To share the bandwidth fairly among all peers and to avoid running out of memory, the number of in-flight requests is limited.

== Chunks ==
Some artifacts, like state sync artifacts, are too big to be sent as a single chunk. For these artifacts, a single advert represents a set of ''chunks'' that together make up a complete artifact. When a downloaded artifact is ''chunkable'', the P2P layer will attempt to download the corresponding chunks from multiple peers which advertised the corresponding artifact. This speeds up the download and better utilizes the bandwidth.

== Verification of Artifacts ==
Each advert contains an ''integrity hash'' of the corresponding artifact. The integrity hash is the result of applying a cryptographic hash function over the content of the artifact. When an artifact download is complete, the same function is applied locally on the downloaded content, and only if the result matches the advertised hash value, the artifact is processed and provided to the corresponding artifact pool of the corresponding client.

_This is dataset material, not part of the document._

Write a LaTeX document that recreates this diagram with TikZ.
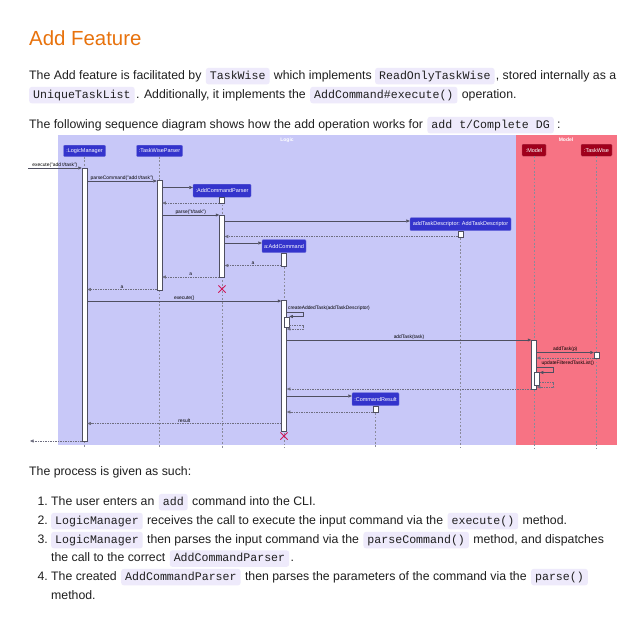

It is important to note that this is only a first layer of defense: a malicious node can send an advert with some integrity hash, and then an artifact that matches the advertised hash. This will pass all checks in the P2P layer, and the client will then have to notice that the artifact does not meet its requirements, e.g., is not signed correctly. The clients in the IC implementation always perform validation checks to catch such attacks before processing artifacts further or relaying them to other peers.

Chunkable artifacts are validated both per-chunk and as a whole, where the corresponding client is responsible for per-chunk validation.

== Retransmission Requests ==
In some cases, for example when a node notices an error in receiving adverts, or when it joins a new subnet, it sends out a ''retransmission request'' to its peers. The request can go to one specific peer (e.g., when a connectivity issue is detected with that peer), or to all peers (e.g., when the node joins). The request contains information about the node’s current state, and peers can respond with adverts that can help the node make progress from its current state, as reported in the retransmission request.

While retransmission requests are meant for helping nodes to catch up on missed adverts, they may also issue them periodically to make sure they haven’t missed anything.

== Transport ==
The underlying Transport component of the P2P layer is responsible for maintaining the actual connections between peers in a subnet. It creates TLS over TCP connections between the peers, where both sides authenticate using their private keys.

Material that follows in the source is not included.